> I totally disagree here; I don't think Fossil user interface is superior at all!
Have you even used it? I'm using both fossil and git and I find fossil's CLI and integrated documentation vastly susperior to git's in terms of usability.
Are you talking about the command line porcelain? If so that's certainly true, but Fossil really shines when you use its web UI as part of your VCS use cycle. And there's certainly room for additional porcelain as the repository format is a well-documented SQLite file.
Personally, I don't like either. I've found the CLI to be rather confusing, especially since there is no default SQLite filename so I can just go without having to type it all the time (that was last time I tried it).
The Web UI doesn't fare better and it somewhere on the lower half of my UX shitlist.
Have to point out typing the filename is unnecessary, however. Just run "fossil open" on the repository file once and from there on out any fossil command in that directory will run against said repo.
>Just run "fossil open" on the repository file once and from there on out any fossil command in that directory will run against said repo.

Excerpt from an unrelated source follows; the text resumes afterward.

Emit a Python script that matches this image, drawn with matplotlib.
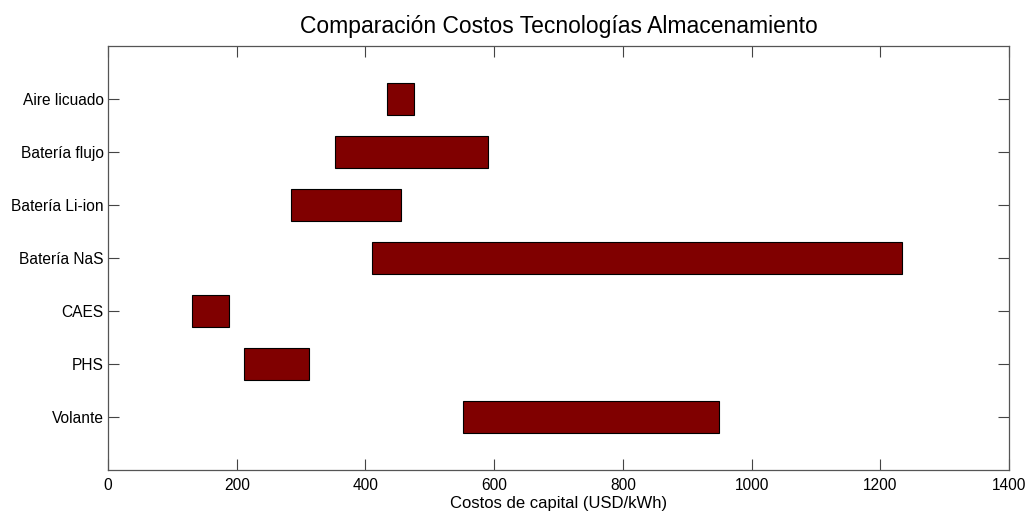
import matplotlib
matplotlib.use("Agg")
import matplotlib.pyplot as plt

plt.rcParams["font.family"] = ["Liberation Sans", "DejaVu Sans"]

# Capital cost range per storage technology (USD/kWh), listed bottom to top
technologies = ["Volante", "PHS", "CAES", "Batería NaS", "Batería Li-ion", "Batería flujo", "Aire licuado"]
cost_min = [551, 212, 130, 410, 285, 353, 433]
cost_max = [950, 313, 188, 1234, 455, 591, 476]

x_ticks = [0, 200, 400, 600, 800, 1000, 1200, 1400]

fig = plt.figure(figsize=(10.3, 5.12), dpi=100)
ax = fig.add_axes([108 / 1030, 1 - 470 / 512, 901 / 1030, 424 / 512])

positions = list(range(1, len(technologies) + 1))
widths = [hi - lo for lo, hi in zip(cost_min, cost_max)]
ax.barh(positions, widths, left=cost_min, height=0.62,
        color="#800000", edgecolor="black", linewidth=0.8)

ax.set_xlim(0, 1400)
ax.set_ylim(0, 8)
ax.set_xticks(x_ticks)
ax.set_yticks(positions)
ax.set_yticklabels(technologies)

ax.tick_params(direction="in", length=8, width=0.8, top=True, right=True,
               labelsize=11.2, colors="#444444", labelcolor="black", pad=6)
ax.tick_params(axis="y", pad=3)
for side in ax.spines.values():
    side.set_color("#555555")
    side.set_linewidth(0.9)

ax.set_title("Comparación Costos Tecnologías Almacenamiento", fontsize=16.5, pad=9)
ax.set_xlabel("Costos de capital (USD/kWh)", fontsize=12, labelpad=2)

fig.savefig("out.png", dpi=100)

During my testing I never encountered that command much, though it doesn't really relieve the problem of having to double-open a repository; open folder, then open repo.
When I change a directory in Git, it automatically `fossil open`'s the current repo.

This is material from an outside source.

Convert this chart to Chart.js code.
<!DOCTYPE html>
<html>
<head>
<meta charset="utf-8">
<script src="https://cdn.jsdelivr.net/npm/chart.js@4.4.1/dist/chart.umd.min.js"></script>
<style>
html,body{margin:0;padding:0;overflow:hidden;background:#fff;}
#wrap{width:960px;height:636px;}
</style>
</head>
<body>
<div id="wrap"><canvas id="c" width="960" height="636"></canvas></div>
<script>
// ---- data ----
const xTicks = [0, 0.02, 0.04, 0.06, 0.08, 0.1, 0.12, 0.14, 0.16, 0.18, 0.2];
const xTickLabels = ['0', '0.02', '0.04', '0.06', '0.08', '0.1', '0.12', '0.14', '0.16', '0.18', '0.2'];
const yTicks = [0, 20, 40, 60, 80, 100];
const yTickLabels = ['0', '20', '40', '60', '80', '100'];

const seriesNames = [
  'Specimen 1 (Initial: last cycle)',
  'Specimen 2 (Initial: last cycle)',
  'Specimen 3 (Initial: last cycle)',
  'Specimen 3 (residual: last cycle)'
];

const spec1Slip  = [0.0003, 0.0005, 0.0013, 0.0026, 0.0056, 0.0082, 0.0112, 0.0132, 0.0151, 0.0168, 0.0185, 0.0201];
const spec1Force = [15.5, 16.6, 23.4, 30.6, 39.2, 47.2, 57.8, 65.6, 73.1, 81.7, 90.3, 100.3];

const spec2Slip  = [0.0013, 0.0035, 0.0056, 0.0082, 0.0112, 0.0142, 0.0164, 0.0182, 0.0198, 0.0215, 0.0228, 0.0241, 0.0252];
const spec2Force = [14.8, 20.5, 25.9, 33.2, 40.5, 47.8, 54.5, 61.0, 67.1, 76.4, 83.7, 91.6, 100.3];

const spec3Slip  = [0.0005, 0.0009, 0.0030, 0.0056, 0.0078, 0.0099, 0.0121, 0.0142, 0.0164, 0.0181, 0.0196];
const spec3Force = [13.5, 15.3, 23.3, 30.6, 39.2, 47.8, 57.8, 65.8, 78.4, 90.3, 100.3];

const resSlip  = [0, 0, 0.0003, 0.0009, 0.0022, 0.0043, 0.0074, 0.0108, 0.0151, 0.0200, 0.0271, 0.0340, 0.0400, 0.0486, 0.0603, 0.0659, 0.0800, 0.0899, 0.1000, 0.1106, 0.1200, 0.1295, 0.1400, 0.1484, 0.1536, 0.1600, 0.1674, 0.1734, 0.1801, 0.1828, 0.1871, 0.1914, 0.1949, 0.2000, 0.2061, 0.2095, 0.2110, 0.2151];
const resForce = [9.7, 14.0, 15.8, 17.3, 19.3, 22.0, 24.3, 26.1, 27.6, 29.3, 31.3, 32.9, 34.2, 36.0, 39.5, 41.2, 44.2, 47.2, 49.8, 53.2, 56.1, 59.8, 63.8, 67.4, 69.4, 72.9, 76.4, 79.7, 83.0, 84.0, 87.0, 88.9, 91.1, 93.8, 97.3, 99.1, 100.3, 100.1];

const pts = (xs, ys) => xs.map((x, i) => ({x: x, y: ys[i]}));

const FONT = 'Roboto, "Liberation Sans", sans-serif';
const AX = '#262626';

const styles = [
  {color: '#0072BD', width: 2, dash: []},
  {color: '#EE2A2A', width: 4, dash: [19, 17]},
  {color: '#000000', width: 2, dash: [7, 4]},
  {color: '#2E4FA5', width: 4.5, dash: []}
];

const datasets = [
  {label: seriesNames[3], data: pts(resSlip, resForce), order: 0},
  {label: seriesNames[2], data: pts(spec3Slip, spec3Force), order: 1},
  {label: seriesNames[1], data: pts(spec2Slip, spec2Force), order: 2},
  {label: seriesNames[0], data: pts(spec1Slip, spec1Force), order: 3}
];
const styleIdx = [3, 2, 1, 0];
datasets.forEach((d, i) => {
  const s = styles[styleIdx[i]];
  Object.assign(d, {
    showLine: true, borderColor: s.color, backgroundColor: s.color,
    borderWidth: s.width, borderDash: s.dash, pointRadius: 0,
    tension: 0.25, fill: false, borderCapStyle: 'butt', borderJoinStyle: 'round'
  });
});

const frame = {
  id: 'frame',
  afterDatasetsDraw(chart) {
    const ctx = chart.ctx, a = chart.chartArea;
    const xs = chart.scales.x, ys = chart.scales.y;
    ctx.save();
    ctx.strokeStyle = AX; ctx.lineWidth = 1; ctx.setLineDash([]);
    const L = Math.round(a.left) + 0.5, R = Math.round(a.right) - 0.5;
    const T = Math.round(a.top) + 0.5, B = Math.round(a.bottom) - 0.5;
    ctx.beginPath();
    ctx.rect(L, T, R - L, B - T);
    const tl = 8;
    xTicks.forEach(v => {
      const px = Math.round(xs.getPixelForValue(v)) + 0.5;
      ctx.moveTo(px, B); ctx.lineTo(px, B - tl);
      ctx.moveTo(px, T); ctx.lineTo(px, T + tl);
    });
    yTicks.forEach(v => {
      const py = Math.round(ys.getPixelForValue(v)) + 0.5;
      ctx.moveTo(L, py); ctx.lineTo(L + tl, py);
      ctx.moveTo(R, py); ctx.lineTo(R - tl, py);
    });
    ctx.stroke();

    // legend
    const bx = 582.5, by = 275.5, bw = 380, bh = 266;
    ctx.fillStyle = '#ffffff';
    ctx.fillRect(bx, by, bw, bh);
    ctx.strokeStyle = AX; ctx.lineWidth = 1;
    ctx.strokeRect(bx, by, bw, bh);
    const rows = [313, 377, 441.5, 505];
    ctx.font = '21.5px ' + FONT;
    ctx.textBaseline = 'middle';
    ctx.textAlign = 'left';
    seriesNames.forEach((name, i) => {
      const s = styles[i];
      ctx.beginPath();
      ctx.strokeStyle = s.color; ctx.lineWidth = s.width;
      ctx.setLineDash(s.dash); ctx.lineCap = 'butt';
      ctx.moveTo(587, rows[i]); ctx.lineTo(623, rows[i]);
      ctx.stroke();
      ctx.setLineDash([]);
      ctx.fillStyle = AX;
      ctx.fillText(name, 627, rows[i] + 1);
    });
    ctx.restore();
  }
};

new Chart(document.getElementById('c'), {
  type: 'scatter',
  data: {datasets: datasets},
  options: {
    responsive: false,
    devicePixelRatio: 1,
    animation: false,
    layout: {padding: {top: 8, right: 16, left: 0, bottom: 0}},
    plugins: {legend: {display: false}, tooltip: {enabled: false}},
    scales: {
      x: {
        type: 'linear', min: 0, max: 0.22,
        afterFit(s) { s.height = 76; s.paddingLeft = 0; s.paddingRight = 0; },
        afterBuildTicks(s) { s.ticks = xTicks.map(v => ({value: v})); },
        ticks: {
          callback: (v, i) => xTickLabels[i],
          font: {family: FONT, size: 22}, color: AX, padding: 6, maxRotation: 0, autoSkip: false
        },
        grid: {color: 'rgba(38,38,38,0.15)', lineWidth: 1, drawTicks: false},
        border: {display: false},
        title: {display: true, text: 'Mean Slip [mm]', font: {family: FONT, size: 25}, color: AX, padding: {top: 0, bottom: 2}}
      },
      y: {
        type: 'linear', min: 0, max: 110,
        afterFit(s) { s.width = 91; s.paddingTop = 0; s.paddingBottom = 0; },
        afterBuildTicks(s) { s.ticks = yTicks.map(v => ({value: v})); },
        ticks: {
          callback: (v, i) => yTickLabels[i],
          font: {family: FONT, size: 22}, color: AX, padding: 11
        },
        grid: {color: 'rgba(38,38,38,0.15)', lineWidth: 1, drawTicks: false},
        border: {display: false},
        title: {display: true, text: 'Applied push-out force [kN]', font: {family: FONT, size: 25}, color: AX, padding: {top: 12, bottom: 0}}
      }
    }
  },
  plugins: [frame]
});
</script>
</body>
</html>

If no repository file is specified there should be an automatic fallback. Or even better, make using a non-default repo file a special flag, just like in git.
I don't really want to have to deal with opening something or connecting something when changing directories should be sufficient.
It's inconvenient for sure, but to be clear opening a repository is a one-time operation. It puts a file called ".fslckout" in the current directory which acts like the ".git" directory does for Git.
> This allows, for example, a Fossil-NG user to clone and use a repository out of GitHub while continuing to use the superior Fossil user interface.
I totally disagree here; I don't think Fossil user interface is superior at all!